#### Instructions for the task
Faithfully return all lines, omitting every embedded picture.

#### Information shown
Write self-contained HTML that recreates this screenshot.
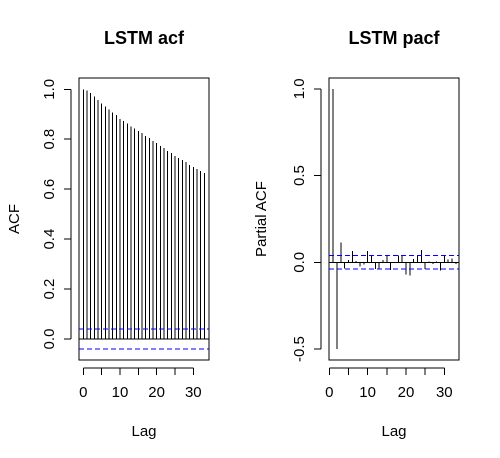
<!DOCTYPE html>
<html><head><meta charset="utf-8"><style>
html,body{margin:0;padding:0;background:#fff}
svg{display:block;font-family:"Liberation Sans",Arial,sans-serif}
line,rect{shape-rendering:crispEdges}
</style></head><body>
<svg id="c" width="500" height="458" viewBox="0 0 500 458"></svg>
<script>
const acfLags=[0,1,2,3,4,5,6,7,8,9,10,11,12,13,14,15,16,17,18,19,20,21,22,23,24,25,26,27,28,29,30,31,32,33];
const acfValues=[1.0,0.996,0.985,0.972,0.957,0.944,0.932,0.920,0.908,0.897,0.882,0.873,0.864,0.852,0.844,0.833,0.825,0.813,0.805,0.793,0.784,0.773,0.764,0.753,0.744,0.733,0.724,0.716,0.708,0.696,0.688,0.680,0.672,0.664];
const pacfLags=[1,2,3,4,5,6,7,8,9,10,11,12,13,14,15,16,17,18,19,20,21,22,23,24,25,26,27,28,29,30,31,32,33];
const pacfValues=[1.0,-0.50,0.113,-0.035,0.013,0.065,0.008,-0.025,-0.012,0.065,0.04,-0.038,-0.036,0.013,0.04,-0.044,-0.005,0.038,0.038,-0.07,-0.077,0.019,0.04,0.071,-0.04,0.005,-0.01,0.005,-0.048,0.04,0.015,0.023,-0.01];
const ciBound=0.04;
const acfYTicks=[0,0.2,0.4,0.6,0.8,1.0];
const acfYLabels=["0.0","0.2","0.4","0.6","0.8","1.0"];
const pacfYTicks=[-0.5,0,0.5,1.0];
const pacfYLabels=["-0.5","0.0","0.5","1.0"];
const xTicks=[0,5,10,15,20,25,30];
const xLabelTicks=[0,10,20,30];

const NS="http://www.w3.org/2000/svg";
const svg=document.getElementById('c');
function el(tag,attrs,parent,text){const e=document.createElementNS(NS,tag);for(const k in attrs)e.setAttribute(k,attrs[k]);if(text!==undefined)e.textContent=text;(parent||svg).appendChild(e);return e;}

function panel(cfg){
  const g=el('g',{});
  
  
  const X=v=>cfg.x0+(v-0)*cfg.xs;
  const Y=v=>cfg.yZero-v*cfg.ys;
  const box=el('rect',{x:cfg.left,y:78,width:cfg.right-cfg.left,height:282,fill:'none',stroke:'#000','stroke-width':1},g);
  
  const t=el('text',{x:(cfg.left+cfg.right)/2,y:44,'text-anchor':'middle','font-size':18,'font-weight':'bold'},g,cfg.title);
  
  const xl=el('text',{x:(cfg.left+cfg.right)/2,y:436,'text-anchor':'middle','font-size':15},g,'Lag');
  
  const yl=el('text',{x:cfg.ytx,y:(78+360)/2,'text-anchor':'middle','font-size':15,transform:`rotate(-90 ${cfg.ytx} ${(78+360)/2})`},g,cfg.ytitle);
  
  const xa=el('g',{},g);
  el('line',{x1:X(xTicks[0]),x2:X(xTicks[xTicks.length-1]),y1:368,y2:368,stroke:'#000'},xa);
  xTicks.forEach(v=>el('line',{x1:X(v),x2:X(v),y1:368,y2:375,stroke:'#000'},xa));
  xLabelTicks.forEach(v=>{const tx=el('text',{x:X(v),y:397,'text-anchor':'middle','font-size':15},xa,String(v));});
  const ya=el('g',{},g);
  const yt=cfg.yTicks;
  el('line',{x1:cfg.left-8,x2:cfg.left-8,y1:Y(yt[0]),y2:Y(yt[yt.length-1]),stroke:'#000'},ya);
  yt.forEach((v,i)=>{el('line',{x1:cfg.left-15,x2:cfg.left-8,y1:Y(v),y2:Y(v),stroke:'#000'},ya);
    const lx=cfg.left-25;const tx=el('text',{x:lx,y:Y(v),'text-anchor':'middle','font-size':15,transform:`rotate(-90 ${lx} ${Y(v)})`},ya,cfg.yLabels[i]);
    });
  el('line',{x1:cfg.left,x2:cfg.right,y1:Y(0),y2:Y(0),stroke:'#000'},g);
  cfg.lags.forEach((l,i)=>{const b=el('line',{x1:X(l),x2:X(l),y1:Y(0),y2:Y(cfg.vals[i]),stroke:'#000'},g);
    });
  [ciBound,-ciBound].forEach(c=>{const l=el('line',{x1:cfg.left,x2:cfg.right,y1:Y(c),y2:Y(c),stroke:'#0000ff','stroke-dasharray':'5,3'},g);
    });
}
panel({name:'acf-panel',title:'LSTM acf',ytitle:'ACF',left:79,right:209,x0:83.3,xs:3.667,yZero:339,ys:249.7,ytx:19,yTicks:acfYTicks,yLabels:acfYLabels,lags:acfLags,vals:acfValues});
panel({name:'pacf-panel',title:'LSTM pacf',ytitle:'Partial ACF',left:329,right:459,x0:329.3,xs:3.833,yZero:262.3,ys:173.5,ytx:266,yTicks:pacfYTicks,yLabels:pacfYLabels,lags:pacfLags,vals:pacfValues});
</script>
</body></html>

#### The response
Write self-contained HTML that recreates this screenshot.
<!DOCTYPE html>
<html><head><meta charset="utf-8"><style>
html,body{margin:0;padding:0;background:#fff}
svg{display:block;font-family:"Liberation Sans",Arial,sans-serif}
line,rect{shape-rendering:crispEdges}
</style></head><body>
<svg id="c" width="500" height="458" viewBox="0 0 500 458"></svg>
<script>
const acfLags=[0,1,2,3,4,5,6,7,8,9,10,11,12,13,14,15,16,17,18,19,20,21,22,23,24,25,26,27,28,29,30,31,32,33];
const acfValues=[1.0,0.996,0.985,0.972,0.957,0.944,0.932,0.920,0.908,0.897,0.882,0.873,0.864,0.852,0.844,0.833,0.825,0.813,0.805,0.793,0.784,0.773,0.764,0.753,0.744,0.733,0.724,0.716,0.708,0.696,0.688,0.680,0.672,0.664];
const pacfLags=[1,2,3,4,5,6,7,8,9,10,11,12,13,14,15,16,17,18,19,20,21,22,23,24,25,26,27,28,29,30,31,32,33];
const pacfValues=[1.0,-0.50,0.113,-0.035,0.013,0.065,0.008,-0.025,-0.012,0.065,0.04,-0.038,-0.036,0.013,0.04,-0.044,-0.005,0.038,0.038,-0.07,-0.077,0.019,0.04,0.071,-0.04,0.005,-0.01,0.005,-0.048,0.04,0.015,0.023,-0.01];
const ciBound=0.04;
const acfYTicks=[0,0.2,0.4,0.6,0.8,1.0];
const acfYLabels=["0.0","0.2","0.4","0.6","0.8","1.0"];
const pacfYTicks=[-0.5,0,0.5,1.0];
const pacfYLabels=["-0.5","0.0","0.5","1.0"];
const xTicks=[0,5,10,15,20,25,30];
const xLabelTicks=[0,10,20,30];

const NS="http://www.w3.org/2000/svg";
const svg=document.getElementById('c');
function el(tag,attrs,parent,text){const e=document.createElementNS(NS,tag);for(const k in attrs)e.setAttribute(k,attrs[k]);if(text!==undefined)e.textContent=text;(parent||svg).appendChild(e);return e;}

function panel(cfg){
  const g=el('g',{});
  
  
  const X=v=>cfg.x0+(v-0)*cfg.xs;
  const Y=v=>cfg.yZero-v*cfg.ys;
  const box=el('rect',{x:cfg.left,y:78,width:cfg.right-cfg.left,height:282,fill:'none',stroke:'#000','stroke-width':1},g);
  
  const t=el('text',{x:(cfg.left+cfg.right)/2,y:44,'text-anchor':'middle','font-size':18,'font-weight':'bold'},g,cfg.title);
  
  const xl=el('text',{x:(cfg.left+cfg.right)/2,y:436,'text-anchor':'middle','font-size':15},g,'Lag');
  
  const yl=el('text',{x:cfg.ytx,y:(78+360)/2,'text-anchor':'middle','font-size':15,transform:`rotate(-90 ${cfg.ytx} ${(78+360)/2})`},g,cfg.ytitle);
  
  const xa=el('g',{},g);
  el('line',{x1:X(xTicks[0]),x2:X(xTicks[xTicks.length-1]),y1:368,y2:368,stroke:'#000'},xa);
  xTicks.forEach(v=>el('line',{x1:X(v),x2:X(v),y1:368,y2:375,stroke:'#000'},xa));
  xLabelTicks.forEach(v=>{const tx=el('text',{x:X(v),y:397,'text-anchor':'middle','font-size':15},xa,String(v));});
  const ya=el('g',{},g);
  const yt=cfg.yTicks;
  el('line',{x1:cfg.left-8,x2:cfg.left-8,y1:Y(yt[0]),y2:Y(yt[yt.length-1]),stroke:'#000'},ya);
  yt.forEach((v,i)=>{el('line',{x1:cfg.left-15,x2:cfg.left-8,y1:Y(v),y2:Y(v),stroke:'#000'},ya);
    const lx=cfg.left-25;const tx=el('text',{x:lx,y:Y(v),'text-anchor':'middle','font-size':15,transform:`rotate(-90 ${lx} ${Y(v)})`},ya,cfg.yLabels[i]);
    });
  el('line',{x1:cfg.left,x2:cfg.right,y1:Y(0),y2:Y(0),stroke:'#000'},g);
  cfg.lags.forEach((l,i)=>{const b=el('line',{x1:X(l),x2:X(l),y1:Y(0),y2:Y(cfg.vals[i]),stroke:'#000'},g);
    });
  [ciBound,-ciBound].forEach(c=>{const l=el('line',{x1:cfg.left,x2:cfg.right,y1:Y(c),y2:Y(c),stroke:'#0000ff','stroke-dasharray':'5,3'},g);
    });
}
panel({name:'acf-panel',title:'LSTM acf',ytitle:'ACF',left:79,right:209,x0:83.3,xs:3.667,yZero:339,ys:249.7,ytx:19,yTicks:acfYTicks,yLabels:acfYLabels,lags:acfLags,vals:acfValues});
panel({name:'pacf-panel',title:'LSTM pacf',ytitle:'Partial ACF',left:329,right:459,x0:329.3,xs:3.833,yZero:262.3,ys:173.5,ytx:266,yTicks:pacfYTicks,yLabels:pacfYLabels,lags:pacfLags,vals:pacfValues});
</script>
</body></html>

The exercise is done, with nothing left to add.